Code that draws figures
►
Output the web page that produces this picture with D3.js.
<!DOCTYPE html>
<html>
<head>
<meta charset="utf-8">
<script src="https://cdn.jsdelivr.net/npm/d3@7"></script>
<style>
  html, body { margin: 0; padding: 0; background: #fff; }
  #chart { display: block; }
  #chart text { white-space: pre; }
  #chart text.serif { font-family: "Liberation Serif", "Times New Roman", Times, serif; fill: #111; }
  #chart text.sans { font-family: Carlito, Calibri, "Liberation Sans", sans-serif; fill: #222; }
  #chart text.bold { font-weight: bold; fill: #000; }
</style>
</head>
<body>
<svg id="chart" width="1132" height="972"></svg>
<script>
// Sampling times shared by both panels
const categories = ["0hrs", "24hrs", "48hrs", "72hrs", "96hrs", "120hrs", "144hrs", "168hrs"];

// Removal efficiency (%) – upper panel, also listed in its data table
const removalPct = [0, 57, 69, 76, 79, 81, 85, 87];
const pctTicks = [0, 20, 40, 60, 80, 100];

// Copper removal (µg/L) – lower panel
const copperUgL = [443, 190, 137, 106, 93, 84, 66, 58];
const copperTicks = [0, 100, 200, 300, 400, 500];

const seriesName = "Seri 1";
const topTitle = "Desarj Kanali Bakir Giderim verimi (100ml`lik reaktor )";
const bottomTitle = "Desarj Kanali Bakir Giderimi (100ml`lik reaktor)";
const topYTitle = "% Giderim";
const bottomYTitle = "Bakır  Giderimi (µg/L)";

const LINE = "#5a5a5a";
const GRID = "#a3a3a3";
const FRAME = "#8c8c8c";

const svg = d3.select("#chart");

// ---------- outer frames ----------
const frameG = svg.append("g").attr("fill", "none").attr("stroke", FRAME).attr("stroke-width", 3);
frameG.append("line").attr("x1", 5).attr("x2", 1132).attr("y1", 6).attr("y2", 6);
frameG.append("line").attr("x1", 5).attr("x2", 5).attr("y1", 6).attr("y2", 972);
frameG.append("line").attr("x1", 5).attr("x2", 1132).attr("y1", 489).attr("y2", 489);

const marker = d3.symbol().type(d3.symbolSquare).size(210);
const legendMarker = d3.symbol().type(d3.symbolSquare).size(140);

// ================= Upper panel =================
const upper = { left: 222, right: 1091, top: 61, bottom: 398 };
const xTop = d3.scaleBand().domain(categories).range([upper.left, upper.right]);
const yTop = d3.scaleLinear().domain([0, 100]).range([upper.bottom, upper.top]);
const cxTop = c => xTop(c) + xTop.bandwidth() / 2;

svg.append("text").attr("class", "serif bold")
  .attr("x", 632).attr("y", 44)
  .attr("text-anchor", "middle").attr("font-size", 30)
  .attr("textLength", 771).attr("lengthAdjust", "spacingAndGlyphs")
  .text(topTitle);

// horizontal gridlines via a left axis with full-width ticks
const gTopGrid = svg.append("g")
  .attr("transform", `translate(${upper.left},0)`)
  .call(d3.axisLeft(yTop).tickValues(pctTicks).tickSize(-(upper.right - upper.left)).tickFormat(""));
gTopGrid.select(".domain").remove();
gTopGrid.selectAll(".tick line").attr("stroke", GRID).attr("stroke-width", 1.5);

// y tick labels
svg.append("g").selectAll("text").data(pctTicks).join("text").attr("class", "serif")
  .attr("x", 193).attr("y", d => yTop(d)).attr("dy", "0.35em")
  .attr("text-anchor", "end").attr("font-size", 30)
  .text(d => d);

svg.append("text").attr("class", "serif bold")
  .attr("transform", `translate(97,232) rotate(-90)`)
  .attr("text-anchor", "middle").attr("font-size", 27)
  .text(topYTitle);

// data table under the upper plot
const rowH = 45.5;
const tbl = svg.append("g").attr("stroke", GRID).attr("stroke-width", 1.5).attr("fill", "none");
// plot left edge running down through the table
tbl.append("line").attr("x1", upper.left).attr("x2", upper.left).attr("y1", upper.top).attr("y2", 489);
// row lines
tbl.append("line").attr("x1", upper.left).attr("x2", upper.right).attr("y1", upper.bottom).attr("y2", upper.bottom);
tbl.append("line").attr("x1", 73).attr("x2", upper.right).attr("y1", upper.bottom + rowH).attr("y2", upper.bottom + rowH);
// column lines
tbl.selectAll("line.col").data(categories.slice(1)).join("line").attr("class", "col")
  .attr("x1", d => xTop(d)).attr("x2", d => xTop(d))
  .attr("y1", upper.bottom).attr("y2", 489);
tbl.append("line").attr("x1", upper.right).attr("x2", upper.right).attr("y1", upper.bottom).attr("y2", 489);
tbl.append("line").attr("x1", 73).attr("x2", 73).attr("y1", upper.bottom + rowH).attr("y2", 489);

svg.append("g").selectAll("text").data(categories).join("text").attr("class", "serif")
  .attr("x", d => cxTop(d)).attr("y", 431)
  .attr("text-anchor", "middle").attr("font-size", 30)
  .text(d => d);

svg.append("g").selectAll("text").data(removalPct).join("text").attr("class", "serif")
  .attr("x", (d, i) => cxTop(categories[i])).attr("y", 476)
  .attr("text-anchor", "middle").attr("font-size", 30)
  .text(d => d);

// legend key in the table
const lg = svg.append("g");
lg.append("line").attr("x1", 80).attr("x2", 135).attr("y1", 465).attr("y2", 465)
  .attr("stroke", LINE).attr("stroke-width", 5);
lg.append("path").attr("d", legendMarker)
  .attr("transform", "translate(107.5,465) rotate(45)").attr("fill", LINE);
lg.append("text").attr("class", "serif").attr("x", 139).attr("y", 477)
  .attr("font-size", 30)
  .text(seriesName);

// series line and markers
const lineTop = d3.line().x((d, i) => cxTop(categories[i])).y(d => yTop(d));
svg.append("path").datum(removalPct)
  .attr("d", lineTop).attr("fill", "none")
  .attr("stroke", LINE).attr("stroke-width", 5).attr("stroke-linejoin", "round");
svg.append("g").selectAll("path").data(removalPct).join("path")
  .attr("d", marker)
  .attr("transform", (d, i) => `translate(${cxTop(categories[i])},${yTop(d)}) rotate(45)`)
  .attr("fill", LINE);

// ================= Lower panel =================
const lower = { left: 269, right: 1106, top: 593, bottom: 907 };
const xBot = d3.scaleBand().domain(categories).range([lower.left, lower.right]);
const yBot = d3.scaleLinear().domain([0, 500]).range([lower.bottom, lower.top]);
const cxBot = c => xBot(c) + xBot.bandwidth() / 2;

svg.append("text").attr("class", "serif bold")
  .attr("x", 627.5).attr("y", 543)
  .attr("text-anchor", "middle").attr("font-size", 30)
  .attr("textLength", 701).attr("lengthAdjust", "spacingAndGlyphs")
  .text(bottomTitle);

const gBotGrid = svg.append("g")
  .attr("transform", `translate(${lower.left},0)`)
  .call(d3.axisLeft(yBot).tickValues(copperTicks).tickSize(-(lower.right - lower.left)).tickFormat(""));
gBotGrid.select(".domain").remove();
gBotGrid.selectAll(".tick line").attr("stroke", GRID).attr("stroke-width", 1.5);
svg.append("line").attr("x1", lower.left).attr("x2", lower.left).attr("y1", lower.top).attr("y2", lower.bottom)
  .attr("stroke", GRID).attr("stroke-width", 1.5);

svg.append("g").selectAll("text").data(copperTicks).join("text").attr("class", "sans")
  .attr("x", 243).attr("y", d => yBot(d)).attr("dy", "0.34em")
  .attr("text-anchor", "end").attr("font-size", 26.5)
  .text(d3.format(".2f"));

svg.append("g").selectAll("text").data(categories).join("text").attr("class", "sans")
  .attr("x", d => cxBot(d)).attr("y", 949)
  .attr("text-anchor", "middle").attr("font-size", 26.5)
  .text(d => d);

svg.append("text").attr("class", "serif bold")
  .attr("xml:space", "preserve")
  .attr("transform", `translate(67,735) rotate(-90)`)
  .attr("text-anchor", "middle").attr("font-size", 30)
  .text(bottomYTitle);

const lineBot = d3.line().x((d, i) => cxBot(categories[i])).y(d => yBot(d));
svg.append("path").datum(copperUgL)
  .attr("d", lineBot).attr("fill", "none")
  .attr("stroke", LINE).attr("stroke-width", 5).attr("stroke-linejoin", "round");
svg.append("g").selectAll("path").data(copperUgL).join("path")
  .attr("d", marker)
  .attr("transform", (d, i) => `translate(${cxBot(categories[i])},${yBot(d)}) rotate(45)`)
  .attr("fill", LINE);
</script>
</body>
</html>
◄
►
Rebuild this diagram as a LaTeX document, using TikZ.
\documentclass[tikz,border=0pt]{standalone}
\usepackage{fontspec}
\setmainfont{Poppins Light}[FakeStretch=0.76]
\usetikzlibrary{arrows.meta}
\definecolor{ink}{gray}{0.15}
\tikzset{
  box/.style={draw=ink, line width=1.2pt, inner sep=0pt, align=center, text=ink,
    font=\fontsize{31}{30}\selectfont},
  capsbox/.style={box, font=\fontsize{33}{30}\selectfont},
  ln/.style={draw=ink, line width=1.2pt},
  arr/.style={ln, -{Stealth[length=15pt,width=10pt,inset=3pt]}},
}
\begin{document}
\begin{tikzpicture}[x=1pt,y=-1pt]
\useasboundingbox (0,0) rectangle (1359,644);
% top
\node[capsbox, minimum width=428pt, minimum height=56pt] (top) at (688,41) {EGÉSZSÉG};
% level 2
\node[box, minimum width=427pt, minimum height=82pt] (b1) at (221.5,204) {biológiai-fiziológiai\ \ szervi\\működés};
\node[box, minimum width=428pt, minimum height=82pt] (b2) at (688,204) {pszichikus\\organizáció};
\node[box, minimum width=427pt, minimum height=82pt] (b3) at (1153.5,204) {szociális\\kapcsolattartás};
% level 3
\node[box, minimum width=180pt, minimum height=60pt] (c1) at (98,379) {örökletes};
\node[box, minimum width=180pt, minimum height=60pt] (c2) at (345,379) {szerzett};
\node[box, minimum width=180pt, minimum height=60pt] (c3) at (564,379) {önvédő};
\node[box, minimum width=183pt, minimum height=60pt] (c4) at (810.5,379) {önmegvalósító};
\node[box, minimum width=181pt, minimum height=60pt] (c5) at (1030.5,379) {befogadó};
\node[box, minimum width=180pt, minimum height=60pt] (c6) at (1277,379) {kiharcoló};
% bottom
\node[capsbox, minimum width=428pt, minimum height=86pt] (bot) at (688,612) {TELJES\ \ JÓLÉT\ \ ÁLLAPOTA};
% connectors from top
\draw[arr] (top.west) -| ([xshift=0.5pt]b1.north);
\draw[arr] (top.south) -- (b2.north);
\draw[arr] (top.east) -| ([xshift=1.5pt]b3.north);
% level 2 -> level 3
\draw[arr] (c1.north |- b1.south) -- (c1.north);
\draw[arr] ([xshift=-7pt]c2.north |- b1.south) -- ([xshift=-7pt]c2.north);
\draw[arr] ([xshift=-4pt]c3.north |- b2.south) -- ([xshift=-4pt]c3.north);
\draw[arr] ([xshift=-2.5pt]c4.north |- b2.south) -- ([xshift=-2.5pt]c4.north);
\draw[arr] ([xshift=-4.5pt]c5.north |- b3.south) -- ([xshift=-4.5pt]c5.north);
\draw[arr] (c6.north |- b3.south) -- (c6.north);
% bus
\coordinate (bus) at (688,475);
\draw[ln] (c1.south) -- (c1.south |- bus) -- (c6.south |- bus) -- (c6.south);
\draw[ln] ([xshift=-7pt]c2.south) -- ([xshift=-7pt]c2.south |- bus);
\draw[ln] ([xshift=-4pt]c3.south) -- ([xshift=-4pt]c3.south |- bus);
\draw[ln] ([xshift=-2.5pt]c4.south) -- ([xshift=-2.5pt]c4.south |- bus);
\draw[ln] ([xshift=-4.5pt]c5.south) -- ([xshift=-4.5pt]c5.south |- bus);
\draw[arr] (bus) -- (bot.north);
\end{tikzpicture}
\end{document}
◄
§ **PROBLEM DESCRIPTION**:
Each line from the one holding "Output the web" to the one holding "legendMarker = d3.symbol().type(d3.symbolSquare).size(140);", those two included, is to be transcribed exactly, and no other line.

§ **SOLUTION**:
Output the web page that produces this picture with D3.js.
<!DOCTYPE html>
<html>
<head>
<meta charset="utf-8">
<script src="https://cdn.jsdelivr.net/npm/d3@7"></script>
<style>
  html, body { margin: 0; padding: 0; background: #fff; }
  #chart { display: block; }
  #chart text { white-space: pre; }
  #chart text.serif { font-family: "Liberation Serif", "Times New Roman", Times, serif; fill: #111; }
  #chart text.sans { font-family: Carlito, Calibri, "Liberation Sans", sans-serif; fill: #222; }
  #chart text.bold { font-weight: bold; fill: #000; }
</style>
</head>
<body>
<svg id="chart" width="1132" height="972"></svg>
<script>
// Sampling times shared by both panels
const categories = ["0hrs", "24hrs", "48hrs", "72hrs", "96hrs", "120hrs", "144hrs", "168hrs"];

// Removal efficiency (%) – upper panel, also listed in its data table
const removalPct = [0, 57, 69, 76, 79, 81, 85, 87];
const pctTicks = [0, 20, 40, 60, 80, 100];

// Copper removal (µg/L) – lower panel
const copperUgL = [443, 190, 137, 106, 93, 84, 66, 58];
const copperTicks = [0, 100, 200, 300, 400, 500];

const seriesName = "Seri 1";
const topTitle = "Desarj Kanali Bakir Giderim verimi (100ml`lik reaktor )";
const bottomTitle = "Desarj Kanali Bakir Giderimi (100ml`lik reaktor)";
const topYTitle = "% Giderim";
const bottomYTitle = "Bakır  Giderimi (µg/L)";

const LINE = "#5a5a5a";
const GRID = "#a3a3a3";
const FRAME = "#8c8c8c";

const svg = d3.select("#chart");

// ---------- outer frames ----------
const frameG = svg.append("g").attr("fill", "none").attr("stroke", FRAME).attr("stroke-width", 3);
frameG.append("line").attr("x1", 5).attr("x2", 1132).attr("y1", 6).attr("y2", 6);
frameG.append("line").attr("x1", 5).attr("x2", 5).attr("y1", 6).attr("y2", 972);
frameG.append("line").attr("x1", 5).attr("x2", 1132).attr("y1", 489).attr("y2", 489);

const marker = d3.symbol().type(d3.symbolSquare).size(210);
const legendMarker = d3.symbol().type(d3.symbolSquare).size(140);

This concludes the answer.